Britons’ relationship with food has been permanently altered by the coronavirus pandemic, according to new research by Waitrose, the upmarket supermarket chain. The retailer’s annual food report, which explores key trends from the past 12 months, found the way we shop, eat, and live have all been impacted by Covid-19, with a dramatic shift in everything from cooking habits to spending.


Waitrose said cooking has become “the new commute”, for example. Almost three quarters of people who have started working home - first brought about by lockdown - said cooking now provides the break between “work time” and “home time”.


Other changes include the way people buy food - and the amount they spend. “More than half us us value food more than we did pre-Covid,” Waitrose said. “70 percent of us value the role of supermarket workers more than we did, and 55 percent say our spending habits have changed for good.”


The internet is a necessity to most, yet a quarter of respondents told Waitrose they did their grocery shop online for the first time in 2020.


Not only have people moved to digital baskets, but they have also reduced the number of ‘trips’ - many have switched to fortnightly food shops, and 60 percent say they’ll carry on with the pattern after the pandemic.


Lockdown might be coming to an end - slowly but, hopefully, surely - but Waitrose also revealed 58 percent of people conceded they “secretly enjoyed the lack of pressure to go out”. Instead, they’ve been at home, enjoying winter BBQs, foraging for food, spritzers, and “tornado omelettes”, a Korean technique in which scrambled eggs are twisted by two chopsticks during the cooking process to create a soft, golden whirlwind in place of the traditional French fold.

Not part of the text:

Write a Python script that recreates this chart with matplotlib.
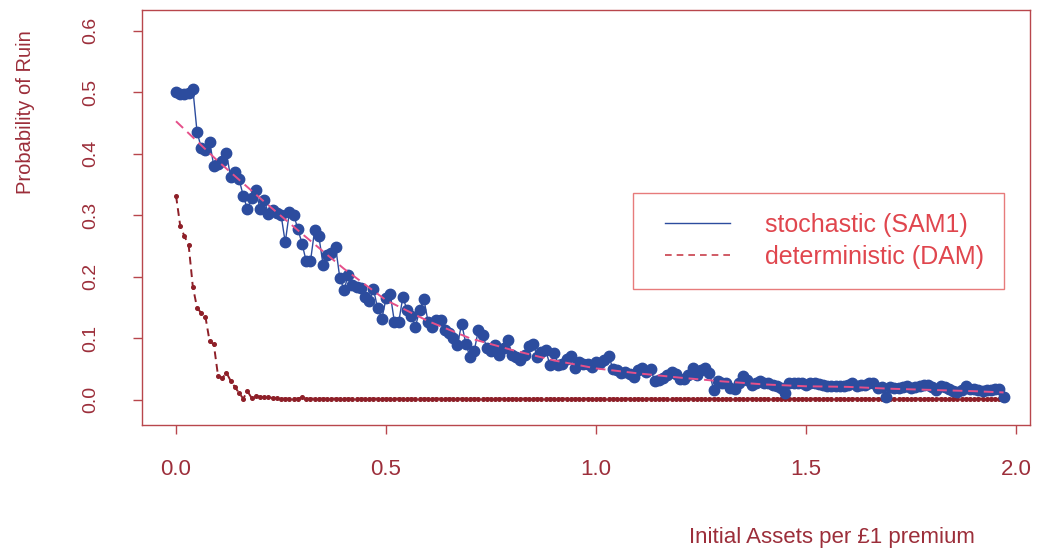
import numpy as np
import matplotlib
matplotlib.use("Agg")
import matplotlib.pyplot as plt
from matplotlib.lines import Line2D
from matplotlib.legend_handler import HandlerLine2D

# ruin probability vs initial assets, grid step 0.01 from 0.00 to 1.97
ASSET_STEP = 0.01

sam1 = [
    0.501, 0.498, 0.497, 0.499, 0.506, 0.436, 0.410, 0.407, 0.420, 0.380,
    0.383, 0.388, 0.401, 0.362, 0.371, 0.359, 0.332, 0.310, 0.328, 0.341,
    0.310, 0.325, 0.302, 0.309, 0.304, 0.301, 0.256, 0.306, 0.301, 0.278,
    0.254, 0.225, 0.225, 0.276, 0.266, 0.220, 0.236, 0.238, 0.248, 0.198,
    0.179, 0.203, 0.187, 0.184, 0.182, 0.168, 0.160, 0.180, 0.149, 0.132,
    0.165, 0.172, 0.126, 0.126, 0.167, 0.146, 0.136, 0.119, 0.146, 0.164,
    0.127, 0.119, 0.130, 0.130, 0.114, 0.108, 0.100, 0.089, 0.124, 0.091,
    0.069, 0.080, 0.114, 0.106, 0.084, 0.079, 0.089, 0.073, 0.084, 0.098,
    0.073, 0.070, 0.065, 0.073, 0.087, 0.091, 0.070, 0.078, 0.081, 0.057,
    0.076, 0.057, 0.059, 0.066, 0.072, 0.052, 0.061, 0.059, 0.059, 0.053,
    0.062, 0.060, 0.065, 0.072, 0.050, 0.048, 0.044, 0.046, 0.042, 0.037,
    0.049, 0.052, 0.046, 0.050, 0.030, 0.033, 0.035, 0.040, 0.046, 0.042,
    0.034, 0.034, 0.041, 0.052, 0.041, 0.048, 0.052, 0.043, 0.016, 0.030,
    0.027, 0.027, 0.019, 0.017, 0.028, 0.039, 0.033, 0.024, 0.028, 0.031,
    0.027, 0.027, 0.024, 0.022, 0.019, 0.011, 0.028, 0.028, 0.027, 0.028,
    0.024, 0.027, 0.027, 0.026, 0.024, 0.023, 0.022, 0.022, 0.022, 0.023,
    0.024, 0.027, 0.023, 0.024, 0.024, 0.027, 0.028, 0.019, 0.021, 0.005,
    0.021, 0.019, 0.019, 0.021, 0.022, 0.019, 0.020, 0.023, 0.024, 0.024,
    0.021, 0.016, 0.023, 0.020, 0.017, 0.015, 0.013, 0.016, 0.022, 0.017,
    0.017, 0.016, 0.015, 0.016, 0.016, 0.017, 0.017, 0.005,
]

dam = [
    0.332, 0.283, 0.266, 0.252, 0.184, 0.150, 0.141, 0.135, 0.095, 0.090,
    0.039, 0.035, 0.044, 0.031, 0.021, 0.011, 0.002, 0.014, 0.003, 0.006,
    0.005, 0.004, 0.004, 0.003, 0.003, 0.002, 0.002, 0.002, 0.002, 0.002,
    0.004, 0.002, 0.002, 0.002, 0.002, 0.002, 0.002, 0.002, 0.002, 0.002,
    0.002, 0.002, 0.002, 0.002, 0.002, 0.002, 0.002, 0.002, 0.002, 0.002,
    0.002, 0.002, 0.002, 0.002, 0.002, 0.002, 0.002, 0.002, 0.002, 0.002,
    0.002, 0.002, 0.002, 0.002, 0.002, 0.002, 0.002, 0.002, 0.002, 0.002,
    0.002, 0.002, 0.002, 0.002, 0.002, 0.002, 0.002, 0.002, 0.002, 0.002,
    0.002, 0.002, 0.002, 0.002, 0.002, 0.002, 0.002, 0.002, 0.002, 0.002,
    0.002, 0.002, 0.002, 0.002, 0.002, 0.002, 0.002, 0.002, 0.002, 0.002,
    0.002, 0.002, 0.002, 0.002, 0.002, 0.002, 0.002, 0.002, 0.002, 0.002,
    0.002, 0.002, 0.002, 0.002, 0.002, 0.002, 0.002, 0.002, 0.002, 0.002,
    0.002, 0.002, 0.002, 0.002, 0.002, 0.002, 0.002, 0.002, 0.002, 0.002,
    0.002, 0.002, 0.002, 0.002, 0.002, 0.002, 0.002, 0.002, 0.002, 0.002,
    0.002, 0.002, 0.002, 0.002, 0.002, 0.002, 0.002, 0.002, 0.002, 0.002,
    0.002, 0.002, 0.002, 0.002, 0.002, 0.002, 0.002, 0.002, 0.002, 0.002,
    0.002, 0.002, 0.002, 0.002, 0.002, 0.002, 0.002, 0.002, 0.002, 0.002,
    0.002, 0.002, 0.002, 0.002, 0.002, 0.002, 0.002, 0.002, 0.002, 0.002,
    0.002, 0.002, 0.002, 0.002, 0.002, 0.002, 0.002, 0.002, 0.002, 0.002,
    0.002, 0.002, 0.002, 0.002, 0.002, 0.002, 0.002, 0.002,
]

# smoothed SAM1 curve
fit_x = [0.0, 0.1, 0.2, 0.3, 0.4, 0.5, 0.6, 0.7, 0.8, 0.9, 1.0,
         1.1, 1.2, 1.3, 1.4, 1.5, 1.6, 1.7, 1.8, 1.9, 1.97]
fit_y = [0.453, 0.388, 0.328, 0.270, 0.213, 0.162, 0.128, 0.100, 0.081, 0.064, 0.051,
         0.043, 0.036, 0.030, 0.025, 0.022, 0.021, 0.018, 0.016, 0.014, 0.012]

x_ticks = [0.0, 0.5, 1.0, 1.5, 2.0]
y_ticks = [0.0, 0.1, 0.2, 0.3, 0.4, 0.5, 0.6]

BLUE = "#2c4c9e"
PINK = "#e5508a"
DARK = "#8e1f28"
FRAME = "#b8464c"
TXT = "#9c2e3a"
LEG_EDGE = "#e25a5a"
LEG_TXT = "#e0464e"

plt.rcParams["font.family"] = ["Liberation Sans", "DejaVu Sans"]

W, H = 1046, 556
fig = plt.figure(figsize=(W / 100, H / 100), dpi=100)
ax = fig.add_axes([142 / W, 1 - 425 / H, 888 / W, 415 / H])

x = np.arange(len(sam1)) * ASSET_STEP
ax.plot(x, dam, color=DARK, lw=1.4, dashes=(4, 2.5), marker="o", ms=2.6,
        mfc=DARK, mec=DARK, zorder=2)
ax.plot(x, sam1, color=BLUE, lw=1.0, marker="o", ms=7.5, mfc=BLUE, mec=BLUE, zorder=3)
ax.plot(fit_x, fit_y, color=PINK, lw=1.4, dashes=(5, 3), zorder=4)

ax.set_xlim(-0.081, 2.033)
ax.set_ylim(-0.041, 0.634)
ax.set_xticks(x_ticks)
ax.set_xticklabels([f"{v:.1f}" for v in x_ticks], fontsize=16)
ax.set_yticks(y_ticks)
ax.set_yticklabels([f"{v:.1f}" for v in y_ticks], fontsize=14,
                   rotation=90, va="center", ha="right")
ax.tick_params(axis="both", direction="out", length=6.5, width=1.0,
               color=FRAME, labelcolor=TXT)
ax.tick_params(axis="x", pad=18)
ax.tick_params(axis="y", pad=24)
for sp in ax.spines.values():
    sp.set_color(FRAME)
    sp.set_linewidth(1.0)

ax.set_xlabel("Initial Assets per £1 premium", fontsize=16,
              color=TXT, ha="right", va="center")
ax.xaxis.set_label_coords((975 - 142) / 888, (425 - 537) / 415)
ax.set_ylabel("Probability of Ruin", fontsize=14.5, color=TXT, ha="center", va="center")
ax.yaxis.set_label_coords((25 - 142) / 888, (425 - 112) / 415)

handles = [Line2D([], [], color=BLUE, lw=1.0),
           Line2D([], [], color="#c8404c", lw=1.2, dashes=(4, 3))]
inset = HandlerLine2D(numpoints=2, marker_pad=0.48)
leg = ax.legend(handles, ["stochastic (SAM1)", "deterministic (DAM)"],
                handler_map={h: inset for h in handles},
                loc="upper left", bbox_to_anchor=((633 - 142) / 888, (425 - 193) / 415),
                borderaxespad=0, fontsize=18, handlelength=3.56, handletextpad=0.92,
                borderpad=0.8, labelspacing=0.32, frameon=True, fancybox=False)
leg.get_frame().set_edgecolor(LEG_EDGE)
leg.get_frame().set_linewidth(1.0)
for t in leg.get_texts():
    t.set_color(LEG_TXT)

fig.savefig("out.png", dpi=100, facecolor="white")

Each year, Waitrose uses sales data from millions of shoppers, as well as information from retail experts and customer surveys (2,000 people who shop across a range of retailers were polled) to compile its report. The supermarkets executive director, James Bailey, said: “Our daily rituals, our attitudes towards supermarkets and the way we shop have been fundamentally reshaped by the pandemic. These changes are here to stay. The ‘new normal’ that we all spoke about back in the spring isn’t new anymore. It’s just normal.”